The Mori Pendant is made of webbed nylon skin over a wire frame and is finished with a matte lacquer.

Can you tell me more about the Mori Pendant and how it’s been used in the Dwell House?

I’m just generally obsessed with the work of Norm Architects, so to hear they were considering the Mori Pendant was quite flattering. The unique design point of view of the Dwell House is the perfect environment for one of our most iconic designs to really flourish.

Ten years ago, when the collection was designed, we set out to achieve warmth and luminosity through the use of LED technology. These things didn’t really go hand in hand at that time. It’s a simple crosswire frame that’s fully cocooned in woven polymer threads then sprayed with a matte lacquer finish. The unique form of the Mori Pendant casts a lantern-like, ambient glow in a space, and the texture of the shade creates a sense of calm that allows you to settle into the space.

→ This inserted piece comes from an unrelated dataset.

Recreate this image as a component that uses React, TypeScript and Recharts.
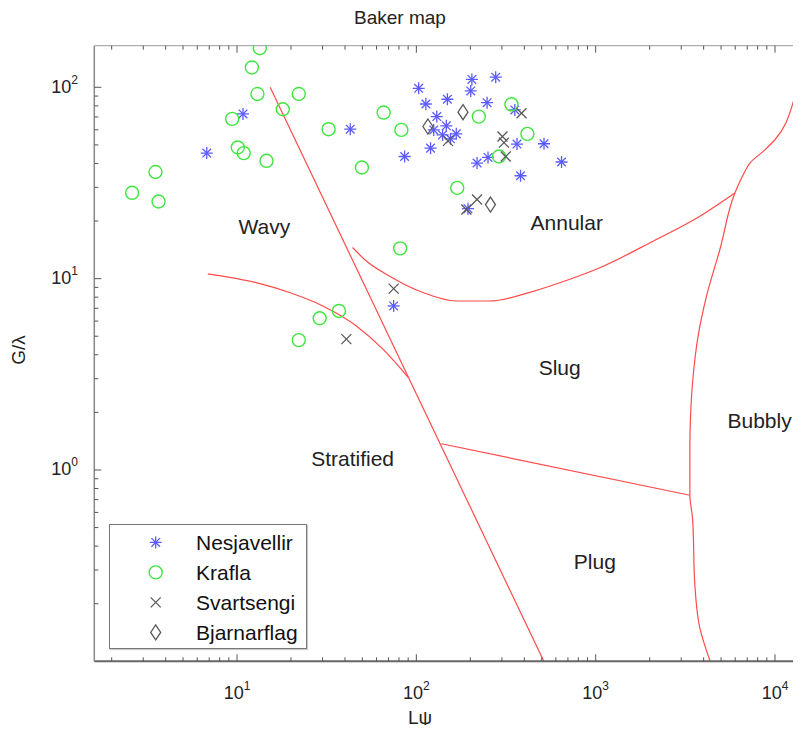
import React from "react";
import {
  ComposedChart,
  Line,
  Scatter,
  XAxis,
  YAxis,
  ReferenceDot,
  Legend,
} from "recharts";

const FONT = "'Liberation Sans', Arial, Helvetica, sans-serif";

const NESJAVELLIR = [
  { x: 6.78, y: 45.3 }, { x: 10.8, y: 72.6 }, { x: 42.8, y: 60.4 }, { x: 103, y: 98.8 },
  { x: 113, y: 81.8 }, { x: 149, y: 86.6 }, { x: 204, y: 110 }, { x: 277, y: 113 },
  { x: 201, y: 95.7 }, { x: 248, y: 83.1 }, { x: 130, y: 70.3 }, { x: 147, y: 62.9 },
  { x: 125, y: 59.9 }, { x: 167, y: 57.1 }, { x: 140, y: 56.4 }, { x: 155, y: 53.8 },
  { x: 120, y: 48.1 }, { x: 86, y: 43.5 }, { x: 218, y: 40.2 }, { x: 251, y: 43.0 },
  { x: 364, y: 50.5 }, { x: 354, y: 76.2 }, { x: 515, y: 50.7 }, { x: 645, y: 40.7 },
  { x: 381, y: 34.5 }, { x: 194, y: 23.2 }, { x: 74.7, y: 7.2 },
];

const KRAFLA = [
  { x: 13.4, y: 160 }, { x: 12.1, y: 127 }, { x: 13.0, y: 92.3 }, { x: 22.1, y: 92.3 },
  { x: 18.0, y: 76.8 }, { x: 9.4, y: 68.4 }, { x: 32.4, y: 60.4 }, { x: 65.7, y: 73.8 },
  { x: 82.5, y: 59.9 }, { x: 10.1, y: 48.5 }, { x: 10.9, y: 45.3 }, { x: 14.6, y: 41.3 },
  { x: 3.51, y: 36.1 }, { x: 2.6, y: 28.1 }, { x: 3.65, y: 25.3 }, { x: 49.7, y: 38.1 },
  { x: 81.2, y: 14.4 }, { x: 223, y: 70.3 }, { x: 339, y: 81.5 }, { x: 416, y: 57.1 },
  { x: 289, y: 43.5 }, { x: 169, y: 29.8 }, { x: 37, y: 6.78 }, { x: 28.9, y: 6.21 },
  { x: 22.1, y: 4.77 },
];

const SVARTSENGI = [
  { x: 386, y: 73.2 }, { x: 302, y: 55.3 }, { x: 308, y: 51.4 }, { x: 315, y: 43.5 },
  { x: 218, y: 25.9 }, { x: 190, y: 23.0 }, { x: 150, y: 52.5 }, { x: 40.7, y: 4.83 },
  { x: 74.7, y: 8.87 },
];

const BJARNARFLAG = [
  { x: 182, y: 74.1 }, { x: 116, y: 62.4 }, { x: 259, y: 24.4 },
];

// Baker map flow-regime boundaries
const WAVY_STRATIFIED = [
  { x: 6.87, y: 10.6 }, { x: 12.8, y: 9.53 }, { x: 19.6, y: 8.46 }, { x: 30.1, y: 7.2 },
  { x: 46.3, y: 5.66 }, { x: 65.1, y: 4.28 }, { x: 90, y: 3.05 },
];
const STEEP = [{ x: 15.3, y: 100 }, { x: 514, y: 0.1 }];
const ANNULAR_SLUG = [
  { x: 44.1, y: 14.55 }, { x: 51.4, y: 12.6 }, { x: 71.0, y: 10.3 }, { x: 108.8, y: 8.46 },
  { x: 167, y: 7.64 }, { x: 256, y: 7.64 }, { x: 429, y: 8.48 }, { x: 717, y: 9.92 },
  { x: 1054, y: 11.4 }, { x: 2091, y: 15.7 }, { x: 3810, y: 21.2 }, { x: 5974, y: 28.05 },
];
const BUBBLY = [
  { x: 17246, y: 164.7 }, { x: 13477, y: 98.8 }, { x: 9987, y: 53.2 }, { x: 8783, y: 47.1 },
  { x: 7244, y: 40.2 }, { x: 6795, y: 36.3 }, { x: 6371, y: 32.2 }, { x: 5974, y: 28.05 },
  { x: 4926, y: 14.2 }, { x: 4153, y: 8.12 }, { x: 3727, y: 5.02 }, { x: 3496, y: 3.11 },
  { x: 3381, y: 1.925 }, { x: 3351, y: 1.291 }, { x: 3351, y: 0.7375 }, { x: 3469, y: 0.5577 },
  { x: 3573, y: 0.2506 }, { x: 3810, y: 0.1491 }, { x: 4350, y: 0.1 },
];
const SLUG_PLUG = [{ x: 137.9, y: 1.371 }, { x: 3351, y: 0.7375 }];

const REGIONS = [
  { name: "Wavy", x: 14.2, y: 18.7 },
  { name: "Annular", x: 690, y: 19.6 },
  { name: "Slug", x: 630, y: 3.45 },
  { name: "Stratified", x: 44.1, y: 1.145 },
  { name: "Plug", x: 989, y: 0.333 },
  { name: "Bubbly", x: 8204, y: 1.812 },
];

const X_DOMAIN = [1.6, 20000];
const Y_DOMAIN = [0.1, 165];
const X_TICKS = [
  2, 3, 4, 5, 6, 7, 8, 9,
  10, 20, 30, 40, 50, 60, 70, 80, 90,
  100, 200, 300, 400, 500, 600, 700, 800, 900,
  1000, 2000, 3000, 4000, 5000, 6000, 7000, 8000, 9000,
  10000,
];
const Y_TICKS = [
  0.2, 0.3, 0.4, 0.5, 0.6, 0.7, 0.8, 0.9,
  1, 2, 3, 4, 5, 6, 7, 8, 9,
  10, 20, 30, 40, 50, 60, 70, 80, 90,
  100,
];

const BLUE = "#5a5aff";
const GREEN = "#3fe63f";
const GREY = "#5a5a5a";
const RED = "#ff4a4a";

// plot box, svg coords
const PL = 86.3;
const PT = 37.7;
const PB = 653.3;

const isMajor = (v: number) => Math.abs(Math.log10(v) - Math.round(Math.log10(v))) < 1e-9;

function Asterisk({ cx, cy }: { cx: number; cy: number }) {
  return (
    <g stroke={BLUE} strokeWidth={1.3}>
      <line x1={cx} y1={cy - 6} x2={cx} y2={cy + 6} />
      <line x1={cx - 6} y1={cy} x2={cx + 6} y2={cy} />
      <line x1={cx - 4.3} y1={cy - 4.3} x2={cx + 4.3} y2={cy + 4.3} />
      <line x1={cx - 4.3} y1={cy + 4.3} x2={cx + 4.3} y2={cy - 4.3} />
    </g>
  );
}
function Ring({ cx, cy }: { cx: number; cy: number }) {
  return <circle cx={cx} cy={cy} r={6.5} fill="none" stroke={GREEN} strokeWidth={1.4} />;
}
function Cross({ cx, cy }: { cx: number; cy: number }) {
  return (
    <g stroke={GREY} strokeWidth={1.3}>
      <line x1={cx - 5} y1={cy - 5} x2={cx + 5} y2={cy + 5} />
      <line x1={cx - 5} y1={cy + 5} x2={cx + 5} y2={cy - 5} />
    </g>
  );
}
function Diamond({ cx, cy }: { cx: number; cy: number }) {
  return (
    <polygon
      points={`${cx},${cy - 7.5} ${cx + 5},${cy} ${cx},${cy + 7.5} ${cx - 5},${cy}`}
      fill="none"
      stroke={GREY}
      strokeWidth={1.3}
    />
  );
}

const SERIES = [
  { name: "Nesjavellir", data: NESJAVELLIR, Mark: Asterisk },
  { name: "Krafla", data: KRAFLA, Mark: Ring },
  { name: "Svartsengi", data: SVARTSENGI, Mark: Cross },
  { name: "Bjarnarflag", data: BJARNARFLAG, Mark: Diamond },
];

function Pow({ x, y, exp, anchor }: { x: number; y: number; exp: number; anchor: string }) {
  return (
    <text x={x} y={y} textAnchor={anchor as any} fontSize={18} fontFamily={FONT} fill="#222">
      10<tspan dy={-9} fontSize={12}>{exp}</tspan>
    </text>
  );
}

function BottomTick(props: any) {
  const { x, payload } = props;
  const v = payload.value;
  const major = isMajor(v);
  return (
    <g>
      <line x1={x} x2={x} y1={PB} y2={PB - (major ? 7 : 4)} stroke="#555" />
      {major && <Pow x={x} y={PB + 37.5} exp={Math.round(Math.log10(v))} anchor="middle" />}
    </g>
  );
}

function TopTick(props: any) {
  const { x, payload } = props;
  const major = isMajor(payload.value);
  return <line x1={x} x2={x} y1={PT} y2={PT + (major ? 7 : 4)} stroke="#555" />;
}

function LeftTick(props: any) {
  const { y, payload } = props;
  const v = payload.value;
  const major = isMajor(v);
  return (
    <g>
      <line x1={PL} x2={PL + (major ? 7 : 4)} y1={y} y2={y} stroke="#555" />
      {major && <Pow x={70} y={y + 5.5} exp={Math.round(Math.log10(v))} anchor="end" />}
    </g>
  );
}

function LegendBox() {
  return (
    <div
      style={{
        width: 198,
        height: 125,
        border: "1px solid #777",
        boxSizing: "border-box",
        background: "#fff",
        boxShadow: "1px 1px 1px #ccc",
      }}
    >
      <svg width={196} height={123} style={{ display: "block" }}>
        {SERIES.map((s, i) => (
          <g key={s.name}>
            <s.Mark cx={45.7} cy={17.4 + i * 30} />
            <text x={86} y={17.4 + i * 30 + 7.5} fontSize={21} fontFamily={FONT} fill="#111">
              {s.name}
            </text>
          </g>
        ))}
      </svg>
    </div>
  );
}

// title and axis name, drawn with the bottom axis label
function Titles() {
  return (
    <g fontFamily={FONT} fill="#222" fontSize={19}>
      <text x={392} y={16} textAnchor="middle">Baker map</text>
      <text x={412} y={716} textAnchor="middle">Lψ</text>
    </g>
  );
}

export default function App() {
  return (
    <div
      style={{
        width: 793,
        height: 725,
        overflow: "hidden",
        position: "relative",
        marginBottom: -8,
        background: "#fff",
      }}
    >
      <ComposedChart
        width={840}
        height={725}
        margin={{ top: PT - 1, right: 19, bottom: 11.7, left: 0 }}
      >
        <XAxis
          dataKey="x"
          type="number"
          scale="log"
          domain={X_DOMAIN}
          allowDataOverflow
          ticks={X_TICKS}
          interval={0}
          height={60}
          tickLine={false}
          tickSize={0}
          axisLine={{ stroke: "#666", strokeWidth: 2 }}
          tick={(p: any) => <BottomTick {...p} />}
          label={{ content: () => <Titles /> }}
        />
        <XAxis
          xAxisId="top"
          orientation="top"
          dataKey="x"
          type="number"
          scale="log"
          domain={X_DOMAIN}
          allowDataOverflow
          ticks={X_TICKS}
          interval={0}
          height={1}
          tickLine={false}
          tickSize={0}
          axisLine={{ stroke: "#999" }}
          tick={(p: any) => <TopTick {...p} />}
        />
        <YAxis
          dataKey="y"
          type="number"
          scale="log"
          domain={Y_DOMAIN}
          allowDataOverflow
          ticks={Y_TICKS}
          interval={0}
          width={PL}
          tickLine={false}
          tickSize={0}
          axisLine={{ stroke: "#888", strokeWidth: 1.5 }}
          tick={(p: any) => <LeftTick {...p} />}
          label={{
            content: () => (
              <text
                x={17}
                y={342}
                transform="rotate(-90, 17, 342)"
                textAnchor="middle"
                fontSize={19}
                fontFamily={FONT}
                fill="#222"
              >
                G/λ
              </text>
            ),
          }}
        />

        {/* regime boundaries */}
        <Line data={WAVY_STRATIFIED} dataKey="y" type="monotone" stroke={RED} strokeWidth={1.2} dot={false} activeDot={false} legendType="none" isAnimationActive={false} />
        <Line data={STEEP} dataKey="y" type="linear" stroke={RED} strokeWidth={1.2} dot={false} activeDot={false} legendType="none" isAnimationActive={false} />
        <Line data={ANNULAR_SLUG} dataKey="y" type="monotone" stroke={RED} strokeWidth={1.2} dot={false} activeDot={false} legendType="none" isAnimationActive={false} />
        <Line data={BUBBLY} dataKey="y" type="monotoneY" stroke={RED} strokeWidth={1.2} dot={false} activeDot={false} legendType="none" isAnimationActive={false} />
        <Line data={SLUG_PLUG} dataKey="y" type="linear" stroke={RED} strokeWidth={1.2} dot={false} activeDot={false} legendType="none" isAnimationActive={false} />

        {SERIES.map((s) => (
          <Scatter
            key={s.name}
            name={s.name}
            data={s.data}
            dataKey="y"
            isAnimationActive={false}
            shape={(p: any) => <s.Mark cx={p.cx} cy={p.cy} />}
          />
        ))}

        {REGIONS.map((r) => (
          <ReferenceDot
            key={r.name}
            x={r.x}
            y={r.y}
            r={0}
            fill="none"
            stroke="none"
            label={{ value: r.name, position: "center", fill: "#222", fontSize: 21, fontFamily: FONT }}
          />
        ))}

        <Legend
          layout="horizontal"
          verticalAlign="middle"
          align="center"
          wrapperStyle={{ left: 101, top: 516.3, width: 198, height: 125 }}
          content={() => <LegendBox />}
        />
      </ComposedChart>
    </div>
  );
}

The Dwell House is an efficiently planned space and it was important to make the most of the footprint and marry visual impact with function. The Mori Pendant is placed in the living area, in front of the bi-fold glass wall that leads to the deck. When you enter the space, you get a nice moment of impact from seeing that pendant in the main area. It also acts as a functional beacon of light.  

The 12-foot folding glass wall, custom made by NanaWall, connects indoor and outdoor spaces seamlessly in the Dwell House while the Mori Pendant acts as a focal point in the space.

If you had a Dwell House, how would you use it?

I’m based in upstate New York and have been hoping to build a Scandinavian-style house on some land—as someone who is very design-minded, however, I’m concerned that it would be really tough to achieve this with local fabricators and materials. I would love the possibility to just crane in this beautiful structure and use it as a wonderful, efficiently sized living space with high design, beautiful finishes, and quality construction.